Transcript synchronization

From Research Questions Task Force

Purpose

This page gives a summary of Task Force discussion of synchronization requirements related to transcripts and other media alternatives that perhaps cannot readily be associated explicitly with media content. The purpose of this effort is to inform possible additions to the capabilities of the Web platform that were developed during the evolution of HTML 5, but which have not been revisited since then.

Concept

According to the Media Accessibility User Requirements, section 2.9, a transcript combines the information provided in captions and video descriptions. That is, the text serves as a complete alternative to the media resource, including its auditory and visual components. An example of a transcript would be the complete script of a stage play or screen play.

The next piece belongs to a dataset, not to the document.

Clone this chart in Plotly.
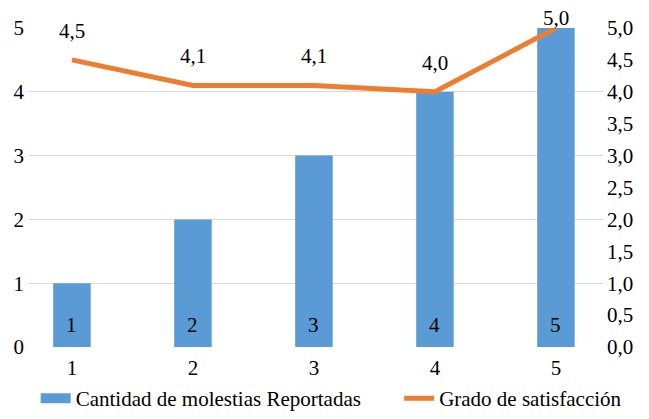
import plotly.graph_objects as go

categories = [1, 2, 3, 4, 5]
molestias = [1, 2, 3, 4, 5]
satisfaccion = [4.5, 4.1, 4.1, 4.0, 5.0]
label_shift = [29, 29, 29, 29, 10]
series_names = ["Cantidad de molestias Reportadas", "Grado de satisfacción"]

FONT = "Liberation Serif"
FS = 21
BLUE = "#5B9BD5"
ORANGE = "#ED7D31"

fig = go.Figure()
fig.add_trace(go.Bar(
    x=categories, y=molestias, name=series_names[0],
    marker=dict(color=BLUE, line=dict(width=0)), width=0.31,
    yaxis="y", showlegend=False,
))
fig.add_trace(go.Scatter(
    x=[None], y=[None], name=series_names[0],
    mode="lines", line=dict(color=BLUE, width=10), yaxis="y", legend="legend",
))
fig.add_trace(go.Scatter(
    x=categories, y=satisfaccion, name=series_names[1],
    mode="lines", line=dict(color=ORANGE, width=5),
    yaxis="y2", cliponaxis=False, legend="legend2",
))
for xv, yv in zip(categories, molestias):
    fig.add_annotation(x=xv, y=0, xref="x", yref="y", text=str(yv), yanchor="middle",
                       showarrow=False, yshift=22, font=dict(family=FONT, size=FS, color="#000"))
for xv, yv, s in zip(categories, satisfaccion, label_shift):
    fig.add_annotation(x=xv, y=yv, xref="x", yref="y2", text=f"{yv:.1f}".replace(".", ","),
                       showarrow=False, yshift=s, font=dict(family=FONT, size=FS, color="#000"))

legend_style = dict(orientation="h", xanchor="left", xref="container",
                    y=0.0, yanchor="bottom", yref="container",
                    font=dict(family=FONT, size=FS), itemwidth=30, bgcolor="rgba(0,0,0,0)")

fig.update_layout(
    width=649, height=419, margin=dict(l=29, r=46, t=28, b=72, autoexpand=False),
    paper_bgcolor="white", plot_bgcolor="white",
    font=dict(family=FONT, size=FS, color="#000"),
    separators=",.",
    showlegend=True,
    xaxis=dict(range=[0.645, 5.389], tickvals=categories, ticktext=[str(c) for c in categories],
               showgrid=False, zeroline=False, showline=False, ticks="", ticklabelstandoff=6,
               tickfont=dict(family=FONT, size=FS)),
    yaxis=dict(range=[0, 5], dtick=1, showgrid=True, gridcolor="#D9D9D9", gridwidth=1,
               zeroline=False, showline=False, ticks="", tickfont=dict(family=FONT, size=FS),
               ticklabelstandoff=4),
    yaxis2=dict(range=[0, 5], dtick=0.5, tickformat=".1f", overlaying="y", side="right",
                showgrid=False, zeroline=False, showline=False, ticks="",
                tickfont=dict(family=FONT, size=FS), ticklabelstandoff=3),
    legend=dict(x=0.055, **legend_style),
    legend2=dict(x=0.615, **legend_style),
)
fig.write_html("out.html", config={"displayModeBar": False},
               post_script="document.body.style.margin='0px';")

Issues Identified by the Task force

  • Programmatic association of transcripts with audio and video content (whether via markup or by embedding the transcript in the media resource).
  • Potential benefits of transcripts to users who are deaf, including but not restricted to those who are deaf-blind.
  • What levels of synchronization have accessibility-related use cases (e.g., paragraph-level, sentence-level, or word-level synchronization of transcript with audio). In addition, the strength of such use cases.
  • The potential for broader benefits of programmatic association and synchronization to the general population, for example in facilitating searching for text in media resources and in navigating directly to the corresponding time points in the audio or video.
  • Synchronization of text in multiple languages with audio or video content (e.g., original text and translation, generally at the phrase/clause/sentence level) - potentially useful in language learning activities.
  • Extension of the synchronization issues considered above beyond transcripts to further scenarios, including the association of musical scores with video or audio content (e.g., in a video recording of an operatic performance), where the score is represented in one of the standard XML formats.
  • Synchronization of video (with audio track), text, and sign language interpretations of both the audio track of the video and of the text.
  • Synchronization of the audio track of a video with multiple sign language interpretations, presented in different sign languages (e.g., American Sign Language, British Sign Language).
  • What types of programmatic association and synchronization are currently supported in applicable standards, and what precedents have been established by recent practice in this regard.

Potential Outcomes

  • Contributions to metadata disclosing the attributes of media resources relevant to accessibility.
  • Possible additions to the capabilities of Web technologies in connection with transcripts and related considerations.